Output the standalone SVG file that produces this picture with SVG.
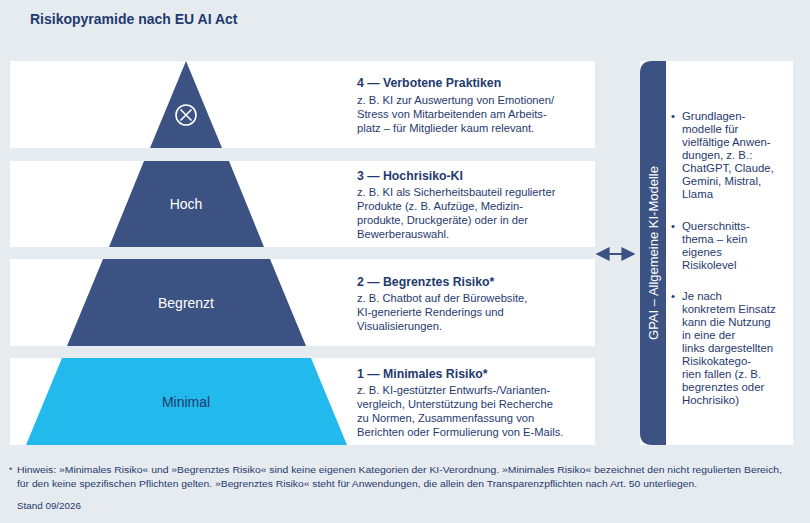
<svg xmlns="http://www.w3.org/2000/svg" width="810" height="523" viewBox="0 0 810 523">
<style>
text{font-family:"Liberation Sans","DejaVu Sans",sans-serif;fill:#1f3a6e}
.h{font-size:12.3px;font-weight:bold}
.b{font-size:11.2px}
.l{font-size:14px;fill:#fff;text-anchor:middle}
.r{font-size:11.4px}
.f{font-size:8.5px}
.band{fill:#fff}
.dk{fill:#3b5282}
</style>
<defs>
<marker id="ah" viewBox="0 0 10 10" refX="9" refY="5" markerWidth="7" markerHeight="7" orient="auto-start-reverse"><path d="M0,0 L10,5 L0,10z" fill="#3b5282"/></marker>
</defs>
<rect width="810" height="523" fill="#e6ebf0"/>
<text x="30" y="24" style="font-size:14px;font-weight:bold">Risikopyramide nach EU AI Act</text>
<g id="level4">
<rect class="band" x="10" y="61" width="585" height="87"/>
<polygon class="dk" points="186,61 222,148 150,148"/>
<circle cx="186" cy="115" r="10" fill="none" stroke="#fff" stroke-width="1.6"/>
<path d="M180.5,109.5 L191.5,120.5 M191.5,109.5 L180.5,120.5" stroke="#fff" stroke-width="1.6"/>
<text class="h" x="357" y="87">4 — Verbotene Praktiken</text>
<text class="b" x="357" y="104">z. B. KI zur Auswertung von Emotionen/</text>
<text class="b" x="357" y="118">Stress von Mitarbeitenden am Arbeits-</text>
<text class="b" x="357" y="132">platz – für Mitglieder kaum relevant.</text>
</g>
<g id="level3">
<rect class="band" x="10" y="161" width="585" height="86"/>
<polygon class="dk" points="144,161 229,161 264,247 109,247"/>
<text class="l" x="186" y="209">Hoch</text>
<text class="h" x="357" y="180">3 — Hochrisiko-KI</text>
<text class="b" x="357" y="196">z. B. KI als Sicherheitsbauteil regulierter</text>
<text class="b" x="357" y="210">Produkte (z. B. Aufzüge, Medizin-</text>
<text class="b" x="357" y="224">produkte, Druckgeräte) oder in der</text>
<text class="b" x="357" y="238">Bewerberauswahl.</text>
</g>
<g id="level2">
<rect class="band" x="10" y="259" width="585" height="87"/>
<polygon class="dk" points="103,259 270,259 306,346 67,346"/>
<text class="l" x="186" y="308">Begrenzt</text>
<text class="h" x="357" y="286">2 — Begrenztes Risiko*</text>
<text class="b" x="357" y="302">z. B. Chatbot auf der Bürowebsite,</text>
<text class="b" x="357" y="316">KI-generierte Renderings und</text>
<text class="b" x="357" y="330">Visualisierungen.</text>
</g>
<g id="level1">
<rect class="band" x="10" y="358" width="585" height="87"/>
<polygon points="62,358 311,358 347,445 26,445" fill="#22b9ec"/>
<text class="l" x="186" y="407" style="fill:#1f3a6e">Minimal</text>
<text class="h" x="357" y="378">1 — Minimales Risiko*</text>
<text class="b" x="357" y="394">z. B. KI-gestützter Entwurfs-/Varianten-</text>
<text class="b" x="357" y="408">vergleich, Unterstützung bei Recherche</text>
<text class="b" x="357" y="422">zu Normen, Zusammenfassung von</text>
<text class="b" x="357" y="436">Berichten oder Formulierung von E-Mails.</text>
</g>
<g id="gpai">
<rect class="band" x="640" y="61" width="153" height="384"/>
<path class="dk" d="M666,61 L666,445 L652,445 Q640,445 640,433 L640,73 Q640,61 652,61 Z"/>
<text x="658" y="253" transform="rotate(-90 658 253)" style="font-size:13px;fill:#fff;text-anchor:middle">GPAI – Allgemeine KI-Modelle</text>
<g class="r">
<text x="671" y="120">•</text>
<text x="682" y="120">Grundlagen-</text>
<text x="682" y="133">modelle für</text>
<text x="682" y="146">vielfältige Anwen-</text>
<text x="682" y="159">dungen, z. B.:</text>
<text x="682" y="172">ChatGPT, Claude,</text>
<text x="682" y="185">Gemini, Mistral,</text>
<text x="682" y="198">Llama</text>
<text x="671" y="230">•</text>
<text x="682" y="230">Querschnitts-</text>
<text x="682" y="243">thema – kein</text>
<text x="682" y="256">eigenes</text>
<text x="682" y="269">Risikolevel</text>
<text x="671" y="300">•</text>
<text x="682" y="300">Je nach</text>
<text x="682" y="313">konkretem Einsatz</text>
<text x="682" y="326">kann die Nutzung</text>
<text x="682" y="339">in eine der</text>
<text x="682" y="352">links dargestellten</text>
<text x="682" y="365">Risikokatego-</text>
<text x="682" y="378">rien fallen (z. B.</text>
<text x="682" y="391">begrenztes oder</text>
<text x="682" y="404">Hochrisiko)</text>
</g>
</g>
<g id="connectors">
<line x1="597" y1="254" x2="634" y2="254" stroke="#3b5282" stroke-width="2" marker-start="url(#ah)" marker-end="url(#ah)"/>
</g>
<g id="footer">
<text class="f" x="9" y="473">*</text>
<text class="f" x="17" y="473" textLength="765" lengthAdjust="spacingAndGlyphs">Hinweis: »Minimales Risiko« und »Begrenztes Risiko« sind keine eigenen Kategorien der KI-Verordnung. »Minimales Risiko« bezeichnet den nicht regulierten Bereich,</text>
<text class="f" x="17" y="487" textLength="680" lengthAdjust="spacingAndGlyphs">für den keine spezifischen Pflichten gelten. »Begrenztes Risiko« steht für Anwendungen, die allein den Transparenzpflichten nach Art. 50 unterliegen.</text>
<text class="f" x="17" y="509" textLength="64" lengthAdjust="spacingAndGlyphs">Stand 09/2026</text>
</g>
</svg>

**The request:**
Set down the material exactly, every line of it, except for the pictures.

**Answer:**
Output the standalone SVG file that produces this picture with SVG.
<svg xmlns="http://www.w3.org/2000/svg" width="810" height="523" viewBox="0 0 810 523">
<style>
text{font-family:"Liberation Sans","DejaVu Sans",sans-serif;fill:#1f3a6e}
.h{font-size:12.3px;font-weight:bold}
.b{font-size:11.2px}
.l{font-size:14px;fill:#fff;text-anchor:middle}
.r{font-size:11.4px}
.f{font-size:8.5px}
.band{fill:#fff}
.dk{fill:#3b5282}
</style>
<defs>
<marker id="ah" viewBox="0 0 10 10" refX="9" refY="5" markerWidth="7" markerHeight="7" orient="auto-start-reverse"><path d="M0,0 L10,5 L0,10z" fill="#3b5282"/></marker>
</defs>
<rect width="810" height="523" fill="#e6ebf0"/>
<text x="30" y="24" style="font-size:14px;font-weight:bold">Risikopyramide nach EU AI Act</text>
<g id="level4">
<rect class="band" x="10" y="61" width="585" height="87"/>
<polygon class="dk" points="186,61 222,148 150,148"/>
<circle cx="186" cy="115" r="10" fill="none" stroke="#fff" stroke-width="1.6"/>
<path d="M180.5,109.5 L191.5,120.5 M191.5,109.5 L180.5,120.5" stroke="#fff" stroke-width="1.6"/>
<text class="h" x="357" y="87">4 — Verbotene Praktiken</text>
<text class="b" x="357" y="104">z. B. KI zur Auswertung von Emotionen/</text>
<text class="b" x="357" y="118">Stress von Mitarbeitenden am Arbeits-</text>
<text class="b" x="357" y="132">platz – für Mitglieder kaum relevant.</text>
</g>
<g id="level3">
<rect class="band" x="10" y="161" width="585" height="86"/>
<polygon class="dk" points="144,161 229,161 264,247 109,247"/>
<text class="l" x="186" y="209">Hoch</text>
<text class="h" x="357" y="180">3 — Hochrisiko-KI</text>
<text class="b" x="357" y="196">z. B. KI als Sicherheitsbauteil regulierter</text>
<text class="b" x="357" y="210">Produkte (z. B. Aufzüge, Medizin-</text>
<text class="b" x="357" y="224">produkte, Druckgeräte) oder in der</text>
<text class="b" x="357" y="238">Bewerberauswahl.</text>
</g>
<g id="level2">
<rect class="band" x="10" y="259" width="585" height="87"/>
<polygon class="dk" points="103,259 270,259 306,346 67,346"/>
<text class="l" x="186" y="308">Begrenzt</text>
<text class="h" x="357" y="286">2 — Begrenztes Risiko*</text>
<text class="b" x="357" y="302">z. B. Chatbot auf der Bürowebsite,</text>
<text class="b" x="357" y="316">KI-generierte Renderings und</text>
<text class="b" x="357" y="330">Visualisierungen.</text>
</g>
<g id="level1">
<rect class="band" x="10" y="358" width="585" height="87"/>
<polygon points="62,358 311,358 347,445 26,445" fill="#22b9ec"/>
<text class="l" x="186" y="407" style="fill:#1f3a6e">Minimal</text>
<text class="h" x="357" y="378">1 — Minimales Risiko*</text>
<text class="b" x="357" y="394">z. B. KI-gestützter Entwurfs-/Varianten-</text>
<text class="b" x="357" y="408">vergleich, Unterstützung bei Recherche</text>
<text class="b" x="357" y="422">zu Normen, Zusammenfassung von</text>
<text class="b" x="357" y="436">Berichten oder Formulierung von E-Mails.</text>
</g>
<g id="gpai">
<rect class="band" x="640" y="61" width="153" height="384"/>
<path class="dk" d="M666,61 L666,445 L652,445 Q640,445 640,433 L640,73 Q640,61 652,61 Z"/>
<text x="658" y="253" transform="rotate(-90 658 253)" style="font-size:13px;fill:#fff;text-anchor:middle">GPAI – Allgemeine KI-Modelle</text>
<g class="r">
<text x="671" y="120">•</text>
<text x="682" y="120">Grundlagen-</text>
<text x="682" y="133">modelle für</text>
<text x="682" y="146">vielfältige Anwen-</text>
<text x="682" y="159">dungen, z. B.:</text>
<text x="682" y="172">ChatGPT, Claude,</text>
<text x="682" y="185">Gemini, Mistral,</text>
<text x="682" y="198">Llama</text>
<text x="671" y="230">•</text>
<text x="682" y="230">Querschnitts-</text>
<text x="682" y="243">thema – kein</text>
<text x="682" y="256">eigenes</text>
<text x="682" y="269">Risikolevel</text>
<text x="671" y="300">•</text>
<text x="682" y="300">Je nach</text>
<text x="682" y="313">konkretem Einsatz</text>
<text x="682" y="326">kann die Nutzung</text>
<text x="682" y="339">in eine der</text>
<text x="682" y="352">links dargestellten</text>
<text x="682" y="365">Risikokatego-</text>
<text x="682" y="378">rien fallen (z. B.</text>
<text x="682" y="391">begrenztes oder</text>
<text x="682" y="404">Hochrisiko)</text>
</g>
</g>
<g id="connectors">
<line x1="597" y1="254" x2="634" y2="254" stroke="#3b5282" stroke-width="2" marker-start="url(#ah)" marker-end="url(#ah)"/>
</g>
<g id="footer">
<text class="f" x="9" y="473">*</text>
<text class="f" x="17" y="473" textLength="765" lengthAdjust="spacingAndGlyphs">Hinweis: »Minimales Risiko« und »Begrenztes Risiko« sind keine eigenen Kategorien der KI-Verordnung. »Minimales Risiko« bezeichnet den nicht regulierten Bereich,</text>
<text class="f" x="17" y="487" textLength="680" lengthAdjust="spacingAndGlyphs">für den keine spezifischen Pflichten gelten. »Begrenztes Risiko« steht für Anwendungen, die allein den Transparenzpflichten nach Art. 50 unterliegen.</text>
<text class="f" x="17" y="509" textLength="64" lengthAdjust="spacingAndGlyphs">Stand 09/2026</text>
</g>
</svg>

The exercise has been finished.